Entries with chart source code:
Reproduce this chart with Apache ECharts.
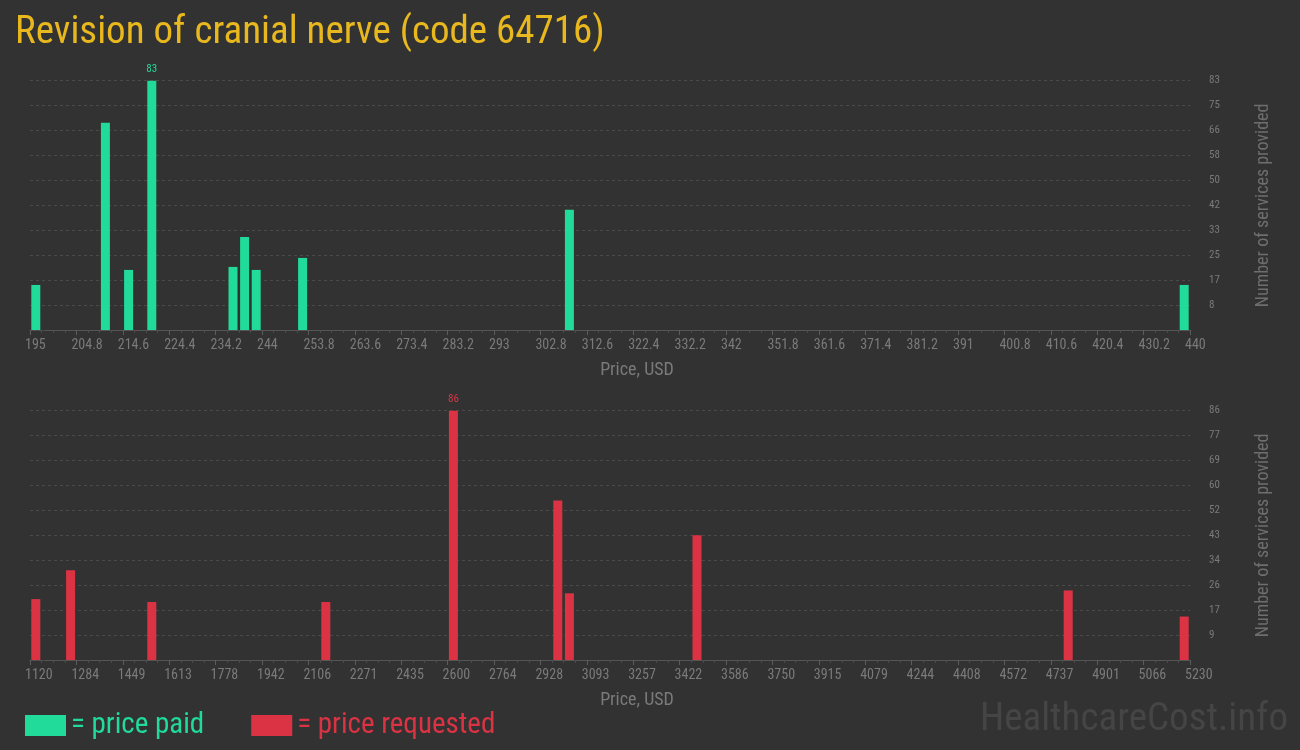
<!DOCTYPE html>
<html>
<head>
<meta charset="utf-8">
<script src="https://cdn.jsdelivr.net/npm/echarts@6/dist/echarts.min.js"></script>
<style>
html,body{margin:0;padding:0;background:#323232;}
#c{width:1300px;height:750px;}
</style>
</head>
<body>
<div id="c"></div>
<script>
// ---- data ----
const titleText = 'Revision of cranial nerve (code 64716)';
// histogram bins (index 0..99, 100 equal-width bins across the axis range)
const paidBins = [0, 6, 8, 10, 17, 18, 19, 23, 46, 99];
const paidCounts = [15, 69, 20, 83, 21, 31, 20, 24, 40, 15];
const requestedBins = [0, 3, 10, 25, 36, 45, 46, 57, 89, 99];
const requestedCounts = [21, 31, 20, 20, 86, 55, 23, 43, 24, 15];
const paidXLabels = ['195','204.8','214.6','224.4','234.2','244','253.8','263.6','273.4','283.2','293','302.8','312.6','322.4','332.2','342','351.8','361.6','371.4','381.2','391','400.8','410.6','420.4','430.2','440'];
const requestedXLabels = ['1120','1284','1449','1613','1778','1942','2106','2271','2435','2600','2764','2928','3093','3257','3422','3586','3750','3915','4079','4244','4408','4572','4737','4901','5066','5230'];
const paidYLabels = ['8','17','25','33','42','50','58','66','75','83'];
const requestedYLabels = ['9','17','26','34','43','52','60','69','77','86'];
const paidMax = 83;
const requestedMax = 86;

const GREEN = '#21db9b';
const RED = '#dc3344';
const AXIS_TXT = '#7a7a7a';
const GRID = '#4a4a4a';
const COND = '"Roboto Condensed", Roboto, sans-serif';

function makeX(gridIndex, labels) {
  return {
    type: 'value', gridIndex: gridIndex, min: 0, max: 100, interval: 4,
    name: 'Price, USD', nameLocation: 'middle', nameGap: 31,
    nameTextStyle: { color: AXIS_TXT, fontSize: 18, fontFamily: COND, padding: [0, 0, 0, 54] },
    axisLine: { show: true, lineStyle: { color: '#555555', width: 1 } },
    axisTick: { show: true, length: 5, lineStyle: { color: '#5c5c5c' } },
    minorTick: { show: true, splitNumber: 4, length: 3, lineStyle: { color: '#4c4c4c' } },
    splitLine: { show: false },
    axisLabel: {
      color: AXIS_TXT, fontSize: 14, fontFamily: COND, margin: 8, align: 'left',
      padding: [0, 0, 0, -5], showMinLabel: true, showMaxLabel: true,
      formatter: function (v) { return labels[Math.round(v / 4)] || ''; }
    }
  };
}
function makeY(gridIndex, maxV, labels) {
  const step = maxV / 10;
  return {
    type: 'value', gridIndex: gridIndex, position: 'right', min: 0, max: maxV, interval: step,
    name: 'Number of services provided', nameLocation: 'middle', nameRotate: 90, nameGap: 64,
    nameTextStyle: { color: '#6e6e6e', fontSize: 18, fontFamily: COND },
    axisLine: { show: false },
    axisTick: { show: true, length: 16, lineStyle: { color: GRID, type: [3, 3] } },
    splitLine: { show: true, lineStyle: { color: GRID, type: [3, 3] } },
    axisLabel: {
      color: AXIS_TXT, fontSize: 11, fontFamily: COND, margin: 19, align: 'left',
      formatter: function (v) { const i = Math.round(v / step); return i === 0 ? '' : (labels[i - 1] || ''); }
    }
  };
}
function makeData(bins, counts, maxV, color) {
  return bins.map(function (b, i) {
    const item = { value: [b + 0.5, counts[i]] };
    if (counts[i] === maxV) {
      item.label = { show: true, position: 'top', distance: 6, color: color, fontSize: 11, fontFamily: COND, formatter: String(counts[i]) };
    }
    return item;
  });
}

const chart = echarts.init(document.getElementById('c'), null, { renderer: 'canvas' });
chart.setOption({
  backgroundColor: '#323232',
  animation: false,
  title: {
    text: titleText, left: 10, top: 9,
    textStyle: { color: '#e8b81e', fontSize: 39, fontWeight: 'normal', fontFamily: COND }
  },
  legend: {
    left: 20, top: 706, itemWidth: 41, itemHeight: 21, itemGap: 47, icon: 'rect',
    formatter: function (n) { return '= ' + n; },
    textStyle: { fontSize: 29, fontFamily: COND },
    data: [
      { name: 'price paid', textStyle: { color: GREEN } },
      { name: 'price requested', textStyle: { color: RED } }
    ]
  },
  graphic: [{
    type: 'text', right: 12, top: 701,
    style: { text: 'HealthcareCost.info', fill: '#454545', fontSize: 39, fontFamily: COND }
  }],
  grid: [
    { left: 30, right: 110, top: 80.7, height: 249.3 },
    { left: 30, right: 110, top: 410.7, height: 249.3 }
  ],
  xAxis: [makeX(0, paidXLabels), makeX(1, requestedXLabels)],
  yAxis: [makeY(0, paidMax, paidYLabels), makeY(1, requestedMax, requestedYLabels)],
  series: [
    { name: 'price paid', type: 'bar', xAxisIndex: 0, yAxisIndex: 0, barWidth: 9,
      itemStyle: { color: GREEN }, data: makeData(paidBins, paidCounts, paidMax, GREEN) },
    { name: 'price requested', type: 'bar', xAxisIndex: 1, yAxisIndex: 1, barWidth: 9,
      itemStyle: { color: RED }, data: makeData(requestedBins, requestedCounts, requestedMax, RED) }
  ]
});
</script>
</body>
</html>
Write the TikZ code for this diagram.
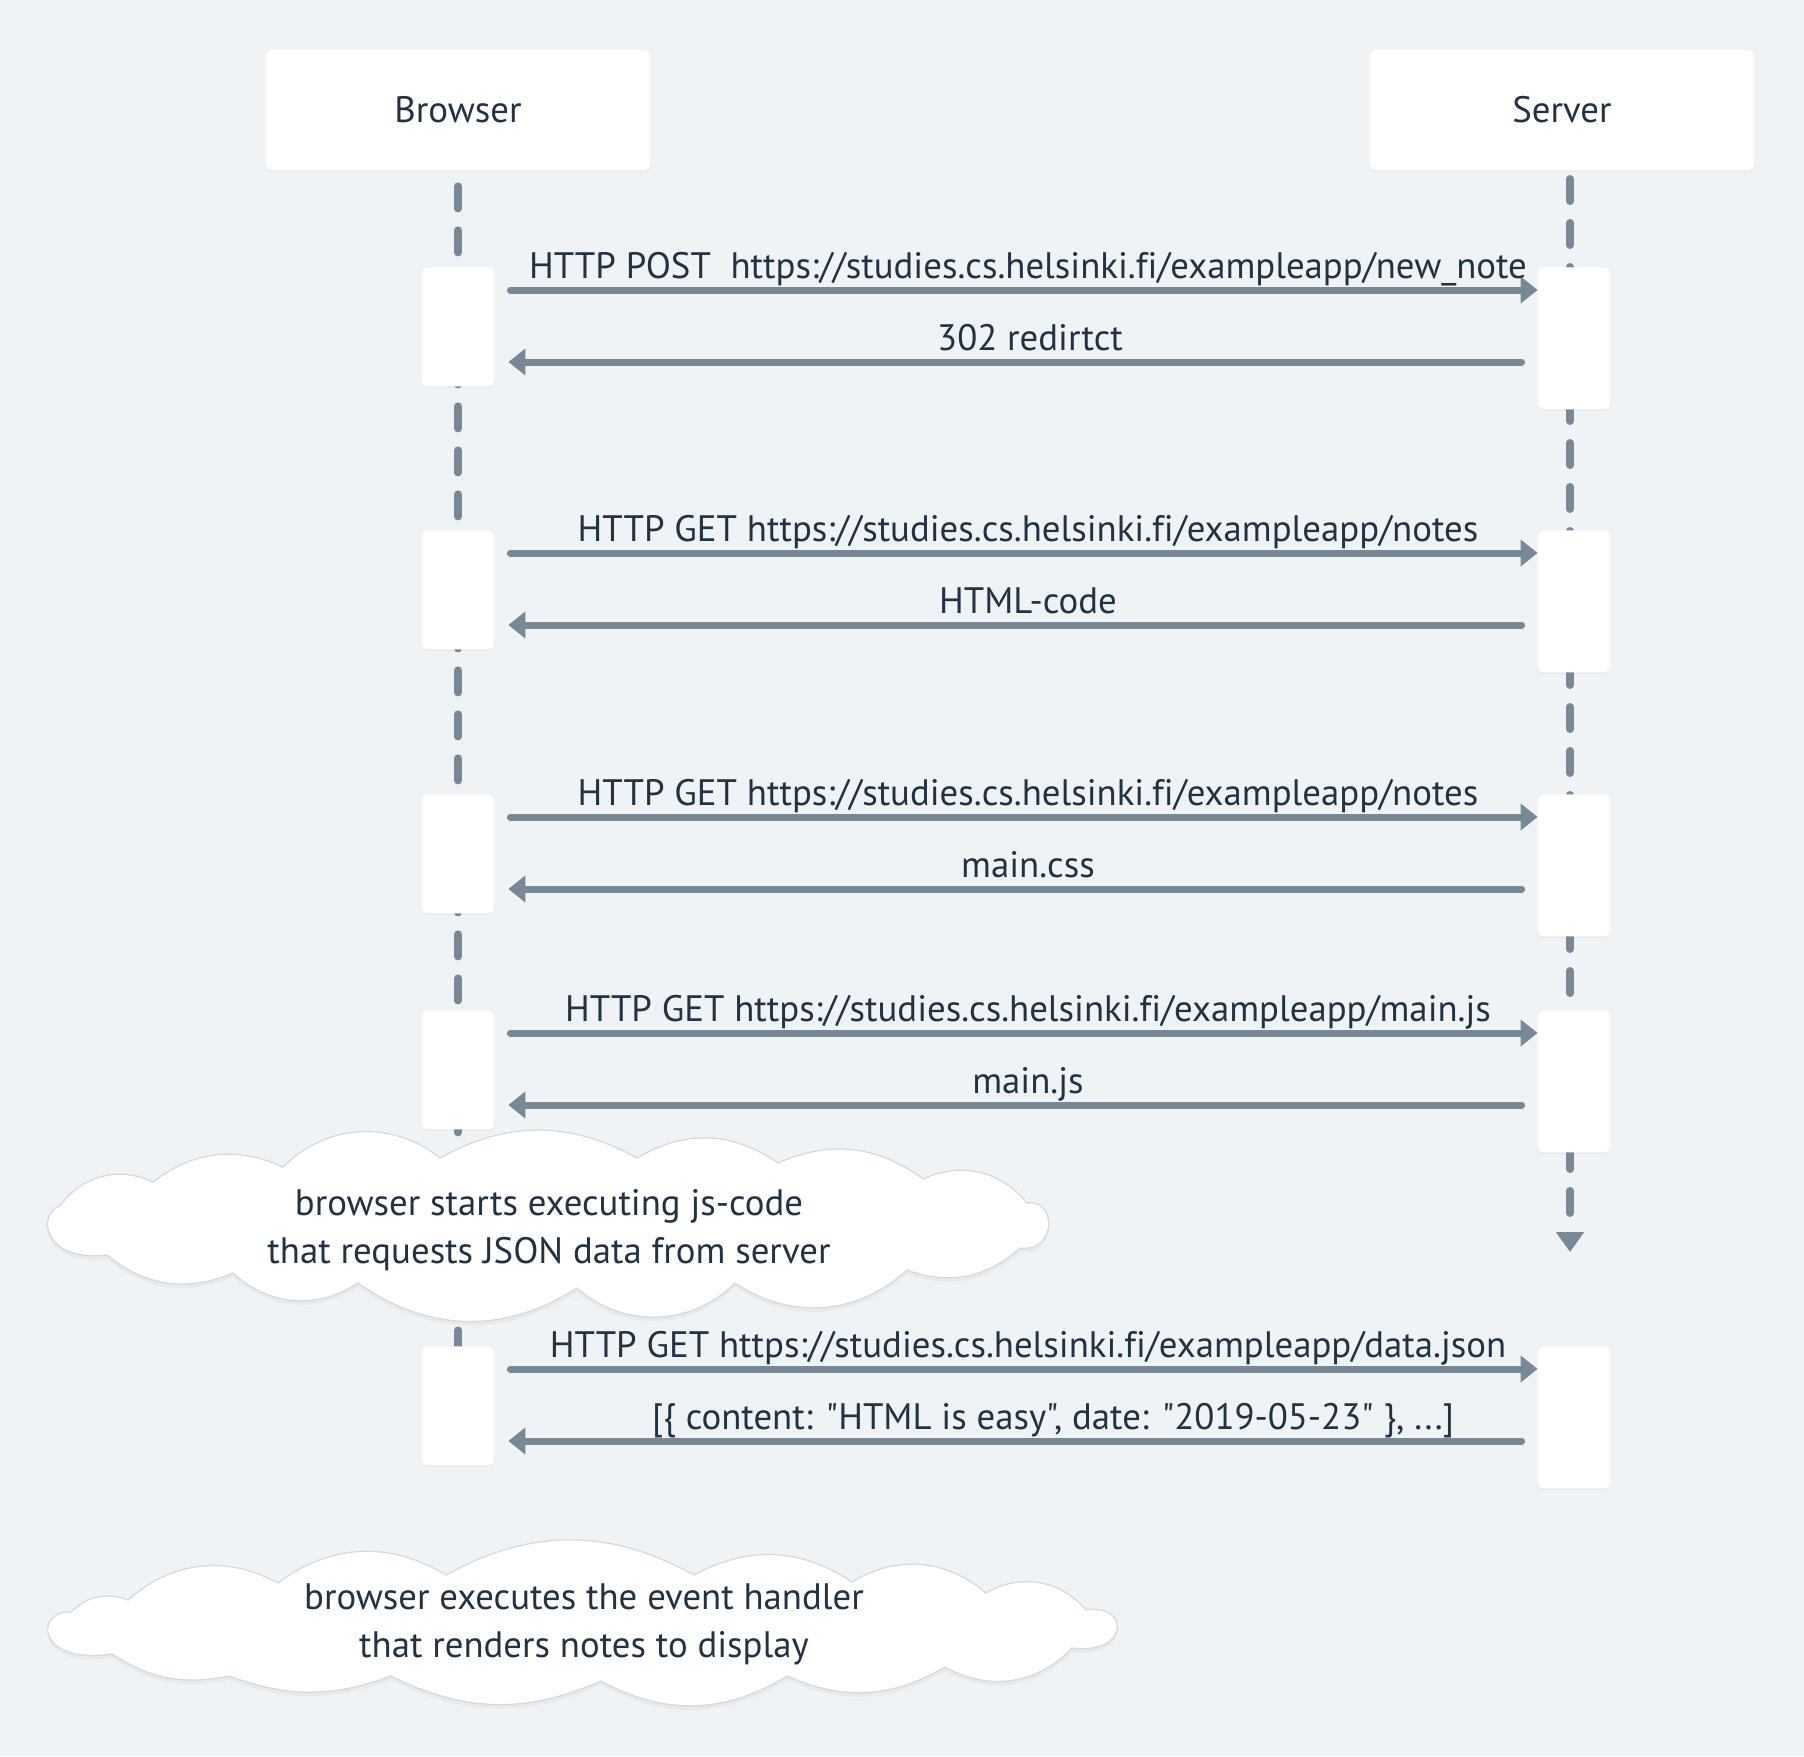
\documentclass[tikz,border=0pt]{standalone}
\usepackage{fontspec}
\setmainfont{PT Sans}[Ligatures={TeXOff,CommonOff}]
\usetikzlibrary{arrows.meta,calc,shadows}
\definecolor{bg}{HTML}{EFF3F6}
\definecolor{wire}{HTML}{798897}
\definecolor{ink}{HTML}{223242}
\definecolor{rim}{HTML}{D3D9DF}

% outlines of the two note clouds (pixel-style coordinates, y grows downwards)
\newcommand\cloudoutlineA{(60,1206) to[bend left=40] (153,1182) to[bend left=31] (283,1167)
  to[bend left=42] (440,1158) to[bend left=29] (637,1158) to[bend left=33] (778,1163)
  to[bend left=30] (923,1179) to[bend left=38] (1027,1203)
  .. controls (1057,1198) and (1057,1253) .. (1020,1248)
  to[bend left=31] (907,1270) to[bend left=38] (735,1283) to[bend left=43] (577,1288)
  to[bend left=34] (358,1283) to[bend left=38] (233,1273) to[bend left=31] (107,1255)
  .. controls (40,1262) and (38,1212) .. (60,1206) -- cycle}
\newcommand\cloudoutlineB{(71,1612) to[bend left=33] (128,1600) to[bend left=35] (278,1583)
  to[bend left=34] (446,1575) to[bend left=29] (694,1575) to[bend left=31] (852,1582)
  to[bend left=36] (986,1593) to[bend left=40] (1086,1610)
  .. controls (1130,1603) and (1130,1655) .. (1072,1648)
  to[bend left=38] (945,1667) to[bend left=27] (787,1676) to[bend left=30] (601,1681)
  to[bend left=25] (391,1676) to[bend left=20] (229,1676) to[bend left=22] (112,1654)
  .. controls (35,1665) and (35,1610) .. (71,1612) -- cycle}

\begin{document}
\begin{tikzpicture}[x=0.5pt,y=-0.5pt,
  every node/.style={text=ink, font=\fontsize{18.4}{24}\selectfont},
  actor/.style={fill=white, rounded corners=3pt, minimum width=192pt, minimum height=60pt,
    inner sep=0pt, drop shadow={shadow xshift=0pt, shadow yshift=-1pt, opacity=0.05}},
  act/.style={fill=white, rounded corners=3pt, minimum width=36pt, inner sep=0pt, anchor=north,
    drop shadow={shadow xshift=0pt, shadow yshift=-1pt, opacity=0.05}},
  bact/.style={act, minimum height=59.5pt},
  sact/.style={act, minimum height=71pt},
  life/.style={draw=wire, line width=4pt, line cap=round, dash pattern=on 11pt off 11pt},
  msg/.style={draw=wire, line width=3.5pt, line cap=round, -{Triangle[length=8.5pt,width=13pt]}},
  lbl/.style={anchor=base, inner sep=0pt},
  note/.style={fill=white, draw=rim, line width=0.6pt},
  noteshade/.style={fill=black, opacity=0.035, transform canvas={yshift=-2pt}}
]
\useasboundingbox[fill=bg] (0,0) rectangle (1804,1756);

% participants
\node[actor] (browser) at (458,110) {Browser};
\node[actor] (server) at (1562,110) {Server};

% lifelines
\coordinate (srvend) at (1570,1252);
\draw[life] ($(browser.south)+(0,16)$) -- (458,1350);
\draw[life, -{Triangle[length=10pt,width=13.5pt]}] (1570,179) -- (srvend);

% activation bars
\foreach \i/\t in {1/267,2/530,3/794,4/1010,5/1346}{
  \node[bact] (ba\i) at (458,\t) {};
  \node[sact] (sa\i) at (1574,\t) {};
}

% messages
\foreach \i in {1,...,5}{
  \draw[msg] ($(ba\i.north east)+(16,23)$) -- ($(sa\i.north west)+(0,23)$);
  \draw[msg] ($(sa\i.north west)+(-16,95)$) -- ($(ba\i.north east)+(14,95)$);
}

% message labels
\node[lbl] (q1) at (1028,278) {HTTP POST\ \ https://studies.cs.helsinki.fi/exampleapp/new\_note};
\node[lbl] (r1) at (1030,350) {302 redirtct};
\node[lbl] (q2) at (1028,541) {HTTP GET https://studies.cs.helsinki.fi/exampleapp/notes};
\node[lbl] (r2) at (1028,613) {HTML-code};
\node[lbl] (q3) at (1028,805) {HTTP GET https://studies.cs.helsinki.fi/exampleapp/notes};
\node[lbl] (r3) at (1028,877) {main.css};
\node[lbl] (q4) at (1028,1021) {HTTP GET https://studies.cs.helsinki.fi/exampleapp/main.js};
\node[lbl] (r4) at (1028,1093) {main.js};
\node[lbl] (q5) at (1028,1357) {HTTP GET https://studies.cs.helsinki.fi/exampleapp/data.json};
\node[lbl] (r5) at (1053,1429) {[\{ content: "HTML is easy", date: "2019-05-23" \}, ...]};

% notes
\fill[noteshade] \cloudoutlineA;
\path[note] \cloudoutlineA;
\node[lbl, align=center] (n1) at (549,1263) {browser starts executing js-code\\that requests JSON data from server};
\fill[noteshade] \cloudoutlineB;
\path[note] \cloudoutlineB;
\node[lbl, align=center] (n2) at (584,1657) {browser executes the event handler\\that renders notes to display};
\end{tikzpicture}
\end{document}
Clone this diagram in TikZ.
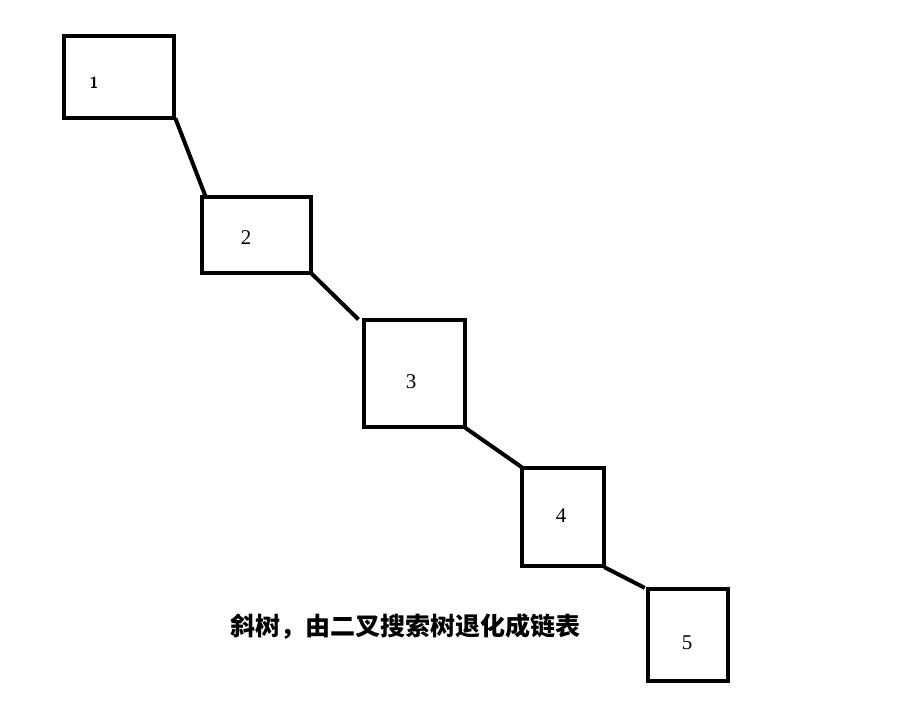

STATED PROBLEM:
Above is a listing; report how many of its lines include the word "this", giving the number only.

EXERCISE SOLUTION:
3